*REQUIRED WORK*.
Copy out, with no alterations, the lines below running from the one containing "Clone this chart in matplotlib." to the one containing "ax.barh(y, female, height=0.94, color=FEMALE_C, linewidth=0)", inclusive at each end; pictures are omitted.

Code that draws figures
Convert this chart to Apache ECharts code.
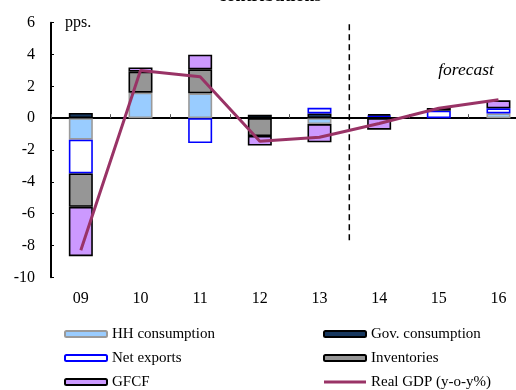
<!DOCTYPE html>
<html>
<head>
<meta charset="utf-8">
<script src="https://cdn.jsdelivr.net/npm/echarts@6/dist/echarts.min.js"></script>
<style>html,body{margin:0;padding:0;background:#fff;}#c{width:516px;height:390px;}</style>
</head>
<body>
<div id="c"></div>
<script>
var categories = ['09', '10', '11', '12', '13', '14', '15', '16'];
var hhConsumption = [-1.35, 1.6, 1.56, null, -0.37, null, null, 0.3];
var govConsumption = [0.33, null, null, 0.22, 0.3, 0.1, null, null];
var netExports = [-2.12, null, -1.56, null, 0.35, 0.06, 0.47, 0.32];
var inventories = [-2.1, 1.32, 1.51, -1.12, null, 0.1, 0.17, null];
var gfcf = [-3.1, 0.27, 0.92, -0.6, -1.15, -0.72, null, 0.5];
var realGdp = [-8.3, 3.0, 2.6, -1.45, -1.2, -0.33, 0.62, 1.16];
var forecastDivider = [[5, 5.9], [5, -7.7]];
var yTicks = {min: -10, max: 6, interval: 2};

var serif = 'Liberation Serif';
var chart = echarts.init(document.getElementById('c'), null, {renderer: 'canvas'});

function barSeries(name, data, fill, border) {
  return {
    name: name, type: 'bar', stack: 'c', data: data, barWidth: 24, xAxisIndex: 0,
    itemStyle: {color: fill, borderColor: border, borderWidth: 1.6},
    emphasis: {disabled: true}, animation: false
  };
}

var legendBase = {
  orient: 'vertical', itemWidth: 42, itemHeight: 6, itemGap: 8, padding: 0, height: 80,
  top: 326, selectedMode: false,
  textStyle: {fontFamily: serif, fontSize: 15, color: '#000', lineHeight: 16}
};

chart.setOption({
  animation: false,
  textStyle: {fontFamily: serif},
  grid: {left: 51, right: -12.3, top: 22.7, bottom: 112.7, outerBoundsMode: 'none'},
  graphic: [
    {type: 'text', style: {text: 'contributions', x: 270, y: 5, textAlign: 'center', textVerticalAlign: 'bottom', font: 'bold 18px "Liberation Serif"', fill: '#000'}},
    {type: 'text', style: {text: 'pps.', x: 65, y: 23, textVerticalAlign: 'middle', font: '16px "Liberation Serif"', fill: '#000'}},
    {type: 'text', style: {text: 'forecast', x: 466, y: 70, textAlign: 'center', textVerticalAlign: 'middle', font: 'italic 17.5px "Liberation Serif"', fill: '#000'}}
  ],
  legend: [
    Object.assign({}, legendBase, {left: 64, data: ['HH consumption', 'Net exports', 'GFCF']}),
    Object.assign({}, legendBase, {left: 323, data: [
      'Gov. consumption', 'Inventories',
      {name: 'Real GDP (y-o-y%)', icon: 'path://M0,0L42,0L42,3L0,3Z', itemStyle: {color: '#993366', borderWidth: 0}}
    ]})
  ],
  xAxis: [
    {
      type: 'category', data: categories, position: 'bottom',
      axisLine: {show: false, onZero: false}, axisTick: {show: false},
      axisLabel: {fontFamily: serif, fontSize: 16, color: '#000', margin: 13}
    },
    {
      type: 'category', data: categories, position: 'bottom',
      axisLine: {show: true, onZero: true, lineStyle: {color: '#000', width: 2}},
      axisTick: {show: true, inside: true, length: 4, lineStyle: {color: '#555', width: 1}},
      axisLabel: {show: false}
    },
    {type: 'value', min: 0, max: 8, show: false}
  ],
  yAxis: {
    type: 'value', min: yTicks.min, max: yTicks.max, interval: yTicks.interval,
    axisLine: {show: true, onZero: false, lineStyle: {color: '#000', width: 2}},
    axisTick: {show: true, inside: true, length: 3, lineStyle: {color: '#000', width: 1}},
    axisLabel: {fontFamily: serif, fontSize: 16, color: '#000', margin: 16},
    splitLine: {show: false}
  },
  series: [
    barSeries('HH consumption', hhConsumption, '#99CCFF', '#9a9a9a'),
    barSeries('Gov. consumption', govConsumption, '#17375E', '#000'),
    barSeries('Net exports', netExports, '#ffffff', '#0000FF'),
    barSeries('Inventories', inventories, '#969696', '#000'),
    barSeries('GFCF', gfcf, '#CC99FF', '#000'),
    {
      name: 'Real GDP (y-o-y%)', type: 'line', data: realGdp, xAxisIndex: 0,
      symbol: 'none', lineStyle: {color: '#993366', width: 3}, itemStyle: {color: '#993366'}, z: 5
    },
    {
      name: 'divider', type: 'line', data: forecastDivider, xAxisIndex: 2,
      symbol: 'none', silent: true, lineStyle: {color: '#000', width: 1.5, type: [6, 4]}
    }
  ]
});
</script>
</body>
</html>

---

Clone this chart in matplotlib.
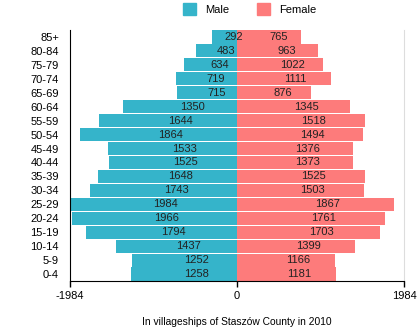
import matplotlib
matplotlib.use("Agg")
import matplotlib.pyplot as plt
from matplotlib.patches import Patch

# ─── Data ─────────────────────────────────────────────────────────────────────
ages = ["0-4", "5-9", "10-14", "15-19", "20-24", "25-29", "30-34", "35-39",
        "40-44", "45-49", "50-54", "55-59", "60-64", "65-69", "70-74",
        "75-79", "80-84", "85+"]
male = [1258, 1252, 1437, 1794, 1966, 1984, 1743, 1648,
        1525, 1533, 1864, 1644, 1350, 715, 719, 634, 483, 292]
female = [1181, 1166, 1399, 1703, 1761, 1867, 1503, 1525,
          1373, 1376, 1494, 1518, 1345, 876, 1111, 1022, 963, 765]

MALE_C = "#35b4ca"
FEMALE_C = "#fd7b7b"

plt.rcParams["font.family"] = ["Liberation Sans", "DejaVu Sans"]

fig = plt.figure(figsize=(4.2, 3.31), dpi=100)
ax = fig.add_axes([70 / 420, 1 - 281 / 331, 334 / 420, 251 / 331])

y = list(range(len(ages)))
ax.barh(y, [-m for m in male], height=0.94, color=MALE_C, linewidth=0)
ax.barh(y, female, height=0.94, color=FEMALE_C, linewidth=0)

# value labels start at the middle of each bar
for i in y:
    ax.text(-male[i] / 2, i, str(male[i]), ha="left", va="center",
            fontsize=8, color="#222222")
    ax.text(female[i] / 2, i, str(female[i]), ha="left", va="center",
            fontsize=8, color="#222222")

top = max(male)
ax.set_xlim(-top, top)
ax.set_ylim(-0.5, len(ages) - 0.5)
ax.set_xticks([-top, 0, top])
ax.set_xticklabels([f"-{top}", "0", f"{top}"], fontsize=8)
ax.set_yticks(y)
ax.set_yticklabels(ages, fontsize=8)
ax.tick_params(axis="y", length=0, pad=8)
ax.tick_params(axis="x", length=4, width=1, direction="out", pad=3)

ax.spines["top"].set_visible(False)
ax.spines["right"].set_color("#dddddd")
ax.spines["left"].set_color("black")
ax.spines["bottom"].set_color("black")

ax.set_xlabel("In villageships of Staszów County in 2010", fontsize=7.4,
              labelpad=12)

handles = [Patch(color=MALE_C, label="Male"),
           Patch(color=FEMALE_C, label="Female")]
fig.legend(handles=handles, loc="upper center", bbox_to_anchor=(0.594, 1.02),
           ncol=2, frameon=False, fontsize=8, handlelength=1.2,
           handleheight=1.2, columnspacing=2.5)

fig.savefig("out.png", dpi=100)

*RESULT OF THIS TASK*.
Clone this chart in matplotlib.
import matplotlib
matplotlib.use("Agg")
import matplotlib.pyplot as plt
from matplotlib.patches import Patch

# ─── Data ─────────────────────────────────────────────────────────────────────
ages = ["0-4", "5-9", "10-14", "15-19", "20-24", "25-29", "30-34", "35-39",
        "40-44", "45-49", "50-54", "55-59", "60-64", "65-69", "70-74",
        "75-79", "80-84", "85+"]
male = [1258, 1252, 1437, 1794, 1966, 1984, 1743, 1648,
        1525, 1533, 1864, 1644, 1350, 715, 719, 634, 483, 292]
female = [1181, 1166, 1399, 1703, 1761, 1867, 1503, 1525,
          1373, 1376, 1494, 1518, 1345, 876, 1111, 1022, 963, 765]

MALE_C = "#35b4ca"
FEMALE_C = "#fd7b7b"

plt.rcParams["font.family"] = ["Liberation Sans", "DejaVu Sans"]

fig = plt.figure(figsize=(4.2, 3.31), dpi=100)
ax = fig.add_axes([70 / 420, 1 - 281 / 331, 334 / 420, 251 / 331])

y = list(range(len(ages)))
ax.barh(y, [-m for m in male], height=0.94, color=MALE_C, linewidth=0)
ax.barh(y, female, height=0.94, color=FEMALE_C, linewidth=0)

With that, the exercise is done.